US Productivity Slip, A Threat to Sustainability?

Bob Suh, Chief Technology Strategist at Accenture writing in yesterdays Financial Times hits the panic button on US productivity. Apparently it is starting to slip relative gains in Europe and China.
Written by James Farrar, Contributor

Bob Suh, Chief Technology Strategist at Accenture writing in yesterdays Financial Times hits the panic button on US productivity. Apparently it is starting to slip relative gains in Europe and China. The reason is an under investment in technology. I know what you are thinking, I'd be surprised too if Accenture reached a different conclusion about the need for tech spend. Nevertheless.
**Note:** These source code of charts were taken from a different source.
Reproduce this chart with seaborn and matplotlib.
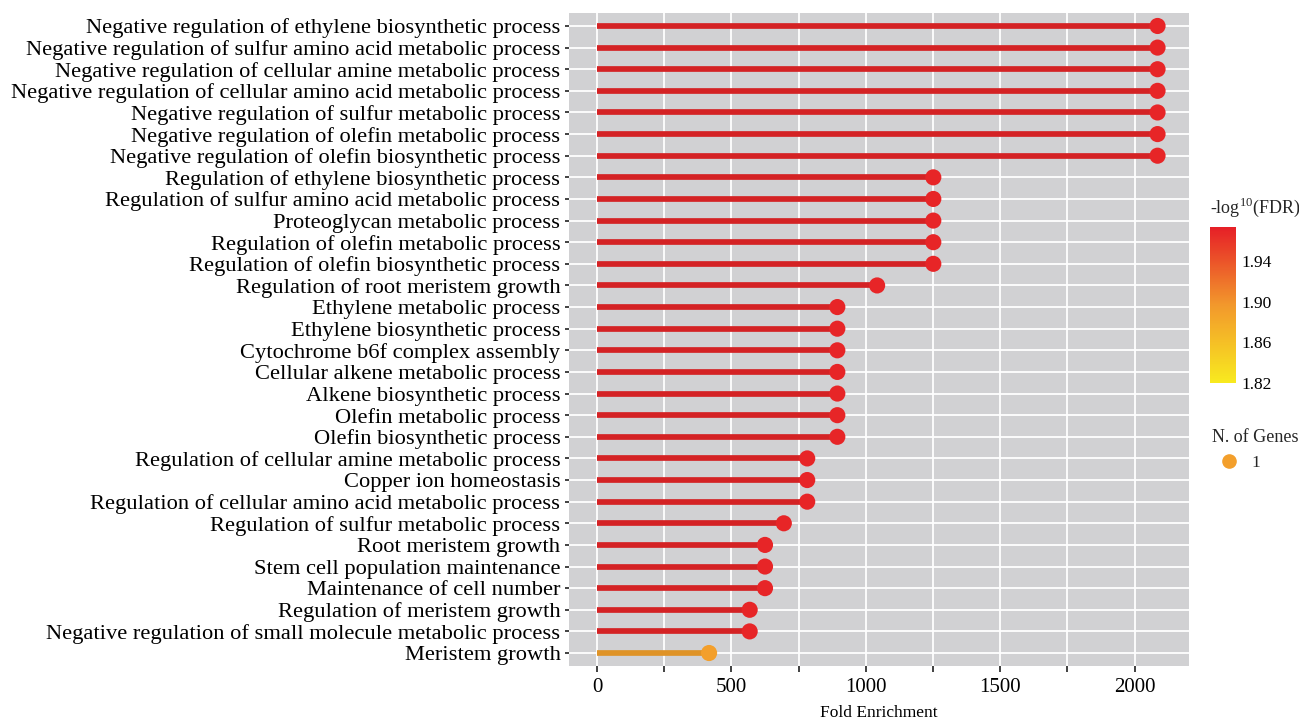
import numpy as np
import pandas as pd
import matplotlib
matplotlib.use("Agg")
import matplotlib.pyplot as plt
import seaborn as sns
from matplotlib.colors import LinearSegmentedColormap, Normalize, to_rgb
from matplotlib.cm import ScalarMappable
from matplotlib.lines import Line2D

terms = [
    "Negative regulation of ethylene biosynthetic process",
    "Negative regulation of sulfur amino acid metabolic process",
    "Negative regulation of cellular amine metabolic process",
    "Negative regulation of cellular amino acid metabolic process",
    "Negative regulation of sulfur metabolic process",
    "Negative regulation of olefin metabolic process",
    "Negative regulation of olefin biosynthetic process",
    "Regulation of ethylene biosynthetic process",
    "Regulation of sulfur amino acid metabolic process",
    "Proteoglycan metabolic process",
    "Regulation of olefin metabolic process",
    "Regulation of olefin biosynthetic process",
    "Regulation of root meristem growth",
    "Ethylene metabolic process",
    "Ethylene biosynthetic process",
    "Cytochrome b6f complex assembly",
    "Cellular alkene metabolic process",
    "Alkene biosynthetic process",
    "Olefin metabolic process",
    "Olefin biosynthetic process",
    "Regulation of cellular amine metabolic process",
    "Copper ion homeostasis",
    "Regulation of cellular amino acid metabolic process",
    "Regulation of sulfur metabolic process",
    "Root meristem growth",
    "Stem cell population maintenance",
    "Maintenance of cell number",
    "Regulation of meristem growth",
    "Negative regulation of small molecule metabolic process",
    "Meristem growth",
]
fold_enrichment = [2085, 2085, 2085, 2085, 2085, 2085, 2085,
                   1251, 1251, 1251, 1251, 1251,
                   1042,
                   894, 894, 894, 894, 894, 894, 894,
                   782, 782, 782,
                   695,
                   625, 625, 625,
                   568, 568,
                   417]
neg_log10_fdr = [1.97] * 29 + [1.89]
n_genes = [1] * 30

x_ticks = [0, 250, 500, 750, 1000, 1250, 1500, 1750, 2000]
x_ticklabels = ["0", "", "500", "", "1000", "", "1500", "", "2000"]
cbar_ticks = [1.82, 1.86, 1.90, 1.94]

df = pd.DataFrame({"term": terms, "fe": fold_enrichment,
                   "fdr": neg_log10_fdr, "genes": n_genes})

sns.set_theme(style="darkgrid")
plt.rcParams['font.family'] = ['Liberation Serif', 'DejaVu Serif']
plt.rcParams['mathtext.fontset'] = 'custom'
plt.rcParams['mathtext.rm'] = 'Liberation Serif'

cmap = LinearSegmentedColormap.from_list('fdr', ['#F8EA1F', '#F2982C', '#E61F27'])
norm = Normalize(1.82, 1.974)

fig = plt.figure(figsize=(12.99, 7.25), dpi=100)
ax = fig.add_axes([569/1299, 1-666/725, (1189-569)/1299, (666-13)/725])
ax.set_facecolor('#D1D1D3')

sns.scatterplot(data=df, x="fe", y="term", hue="fdr", palette=cmap, hue_norm=norm,
                s=135, linewidth=0, legend=False, ax=ax, zorder=3)


def darker(c, f=0.9):
    r, g, b = to_rgb(c)
    return (r * f, g * f, b * f)


line_colors = [darker(cmap(norm(v)), 0.92) for v in df["fdr"]]
ax.hlines(df["term"], 0, df["fe"], colors=line_colors, lw=4.1, zorder=2)

ax.set_xlim(-104, 2202)
ax.set_ylim(len(terms) - 0.4, -0.6)
ax.set_xticks(x_ticks)
ax.set_xticklabels(x_ticklabels)
ax.grid(True, color='white', lw=1.3)
ax.set_axisbelow(True)
for s in ax.spines.values():
    s.set_visible(False)
ax.tick_params(axis='both', left=True, bottom=True, width=1.3, color='#333333',
               direction='out', labelcolor='black')
ax.tick_params(axis='y', labelsize=16.2, length=3.2, pad=3)
ax.tick_params(axis='x', labelsize=15, length=4.5, pad=4)
ax.set_ylabel("")
ax.set_xlabel("Fold Enrichment", fontsize=12.5, labelpad=6, color='black')

# colorbar
cax = fig.add_axes([1210/1299, 1-383/725, 26/1299, 156/725])
cb = fig.colorbar(ScalarMappable(norm=norm, cmap=cmap), cax=cax)
cb.outline.set_visible(False)
cb.set_ticks(cbar_ticks)
cb.set_ticklabels([f"{t:.2f}" for t in cbar_ticks])
cax.tick_params(direction='in', length=5, width=1.2, color='white', left=True, right=True,
                labelleft=False, labelright=True, labelsize=12.5, labelcolor='black', pad=4)
fig.text(1210/1299, 1-207/725, r"-log$^{\mathrm{10}}$(FDR)", fontsize=13, va='center', ha='left')

# size legend
handle = Line2D([], [], marker='o', ls='', color=cmap(norm(1.89)), markersize=9.5)
leg = fig.legend(handles=[handle], labels=["1"], title="N. of Genes", loc='upper left',
                 bbox_to_anchor=(1205/1299, 1-422/725), frameon=False, fontsize=12.5,
                 title_fontsize=13, handletextpad=0.3, borderaxespad=0)
leg._legend_box.align = 'left'

fig.savefig("out.png", dpi=100)
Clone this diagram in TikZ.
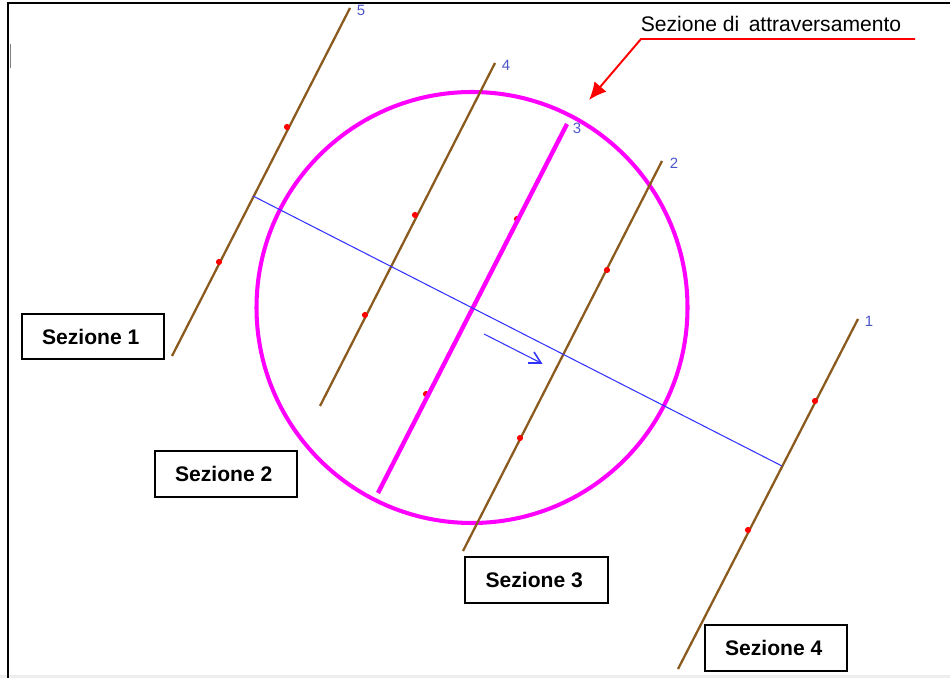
\documentclass[tikz,border=0pt]{standalone}
\usepackage{fontspec}
\setmainfont{Liberation Sans}
\usepackage{xcolor}
\definecolor{SecBrown}{HTML}{8B5A1E}
\definecolor{SecMagenta}{HTML}{FF00FF}
\definecolor{NumBlue}{HTML}{4A55C8}
\definecolor{StripGray}{HTML}{EEEEEE}
\usetikzlibrary{arrows.meta,positioning}

\begin{document}
\begin{tikzpicture}[x=0.02cm, y=-0.02cm, every node/.style={font=\fontsize{12}{14}\selectfont}]
\tikzset{labelbox/.style={draw, line width=1pt, fill=white, minimum width=81pt, minimum height=26pt, inner sep=0pt, font=\fontsize{12}{14}\selectfont\bfseries, execute at end node=\hspace{2.6pt}}}
\tikzset{section/.style={draw=SecBrown, line width=1.3pt}}
\tikzset{activesection/.style={draw=SecMagenta, line width=2.5pt}}
\tikzset{axisline/.style={draw=blue!80!white, line width=0.6pt}}
\tikzset{callout/.style={draw=red, line width=1.1pt}}
\tikzset{secnum/.style={text=NumBlue, font=\fontsize{8.5}{10}\selectfont, inner sep=0pt}}
\tikzset{reddot/.style={circle, fill=red, inner sep=0pt, minimum size=3.5pt}}
\useasboundingbox (0,0) rectangle (950,678);
\fill[StripGray] (0,675) rectangle (950,678);
% frame
\draw[line width=1.4pt] (8,678) -- (8,3) -- (950,3);
\draw[gray, line width=0.4pt] (10,44) -- (10,68);
% crossing section
\node[draw=SecMagenta, line width=2.3pt, circle, minimum size=431*0.02cm, inner sep=0pt] (crossing) at (472,307.5) {};
% section ends
\coordinate (s5a) at (172,356);
\coordinate (s5b) at (350,8);
\coordinate (s4a) at (320,406);
\coordinate (s4b) at (495,63);
\coordinate (s3a) at (378,493);
\coordinate (s3b) at (567,124);
\coordinate (s2a) at (463,551);
\coordinate (s2b) at (662,161);
\coordinate (s1a) at (678,669);
\coordinate (s1b) at (858,319);
\draw[section] (s5a) -- (s5b);
\draw[section] (s4a) -- (s4b);
\draw[section] (s2a) -- (s2b);
\draw[section] (s1a) -- (s1b);
% points on the sections
\foreach \i/\px/\py in {a/287/127, b/219/262, c/415/215, d/365/315, e/517/219, f/426/394, g/607/270, h/520/438, k/815/401, l/748/530}
  \node[reddot] (dot\i) at (\px,\py) {};
\draw[activesection] (s3a) -- (s3b);
% axis
\coordinate (axisa) at (253,196);
\coordinate (axisb) at (782,466);
\draw[axisline] (axisa) -- (axisb);
\coordinate (flowa) at (484,334);
\coordinate (flowb) at (541,363);
\coordinate (barba) at (534,352);
\coordinate (barbb) at (528,363);
\draw[axisline] (flowa) -- (flowb);
\draw[axisline, line width=0.9pt] (barba) -- (flowb) -- (barbb);
% numbers
\node[secnum] (num5) at (361,10) {5};
\node[secnum] (num4) at (506,65) {4};
\node[secnum] (num3) at (577,128) {3};
\node[secnum] (num2) at (674,163) {2};
\node[secnum] (num1) at (869,321) {1};
% callout
\node[inner sep=0pt] (title) at (771,24) {Sezione di\hspace{0.45em}attraversamento};
\coordinate (calla) at (915,39);
\coordinate (callb) at (641,39);
\coordinate (callc) at (589,100);
\draw[callout, -{Latex[length=10pt, width=9pt]}] (calla) -- (callb) -- (callc);
% labels
\node[labelbox] (sez1) at (93,336.5) {Sezione 1};
\node[labelbox] (sez2) at (226,474) {Sezione 2};
\node[labelbox] (sez3) at (536.5,580) {Sezione 3};
\node[labelbox] (sez4) at (776,648) {Sezione 4};
\end{tikzpicture}
\end{document}
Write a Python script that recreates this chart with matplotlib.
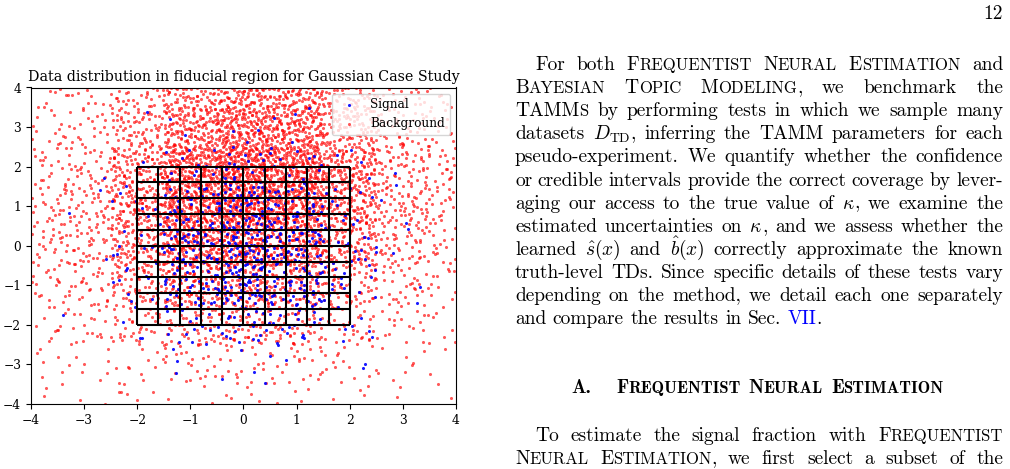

What is interesting in terms of sustainability trends are two issues. One is an apparent political fear of technology investment inside the firm amongst CIOs with Accenture reporting only 34% of major IT projects coming in without a hitch. Suh uses the heart surgery analogy:

Taking no action with a 100 per cent chance of gradual death, is more palatable than having a procedure that has a 66 per cent chance of sudden death.

The other issue is a concentration of spending on Sarbanes Oxley compliance and M&A systems integration that might be better spent on overall process efficiency.

The former though based on well grounded fear is a clear example of short term thinking getting in the way of longer term value creation. The latter is an example where legal compliance is traded away against the opportunity for greater resource efficiency.

In reality, to tackle global problems such as climate change and poverty we will need a massive innovation in business process efficiency. For example, writing in the Foreign Affairs journal recently Elizabeth Economy quoted a Chinese official:

To produce goods worth $10,000 we need seven times the resources used by Japan, almost six times the resources used by the U.S. and -- a particular source of embarrassment -- almost three times the resources used by India.

And if we are to see compliance focus come at the cost of productivity we will certainly be slow to make progress. We need to be better able to do both. At the least we will need greater regulatory certainty to spur investment in cleaner technologies but compliance too should be nimble. Multistakeholder, voluntary initiatives such as the Electronic Industry Code of Conduct or the Extractive Industry Transparency Initiative show real promise in this area in helping organisations more flexibly meet the societal demand. The tech industry job one is to shore up CIO confidence in tech investment.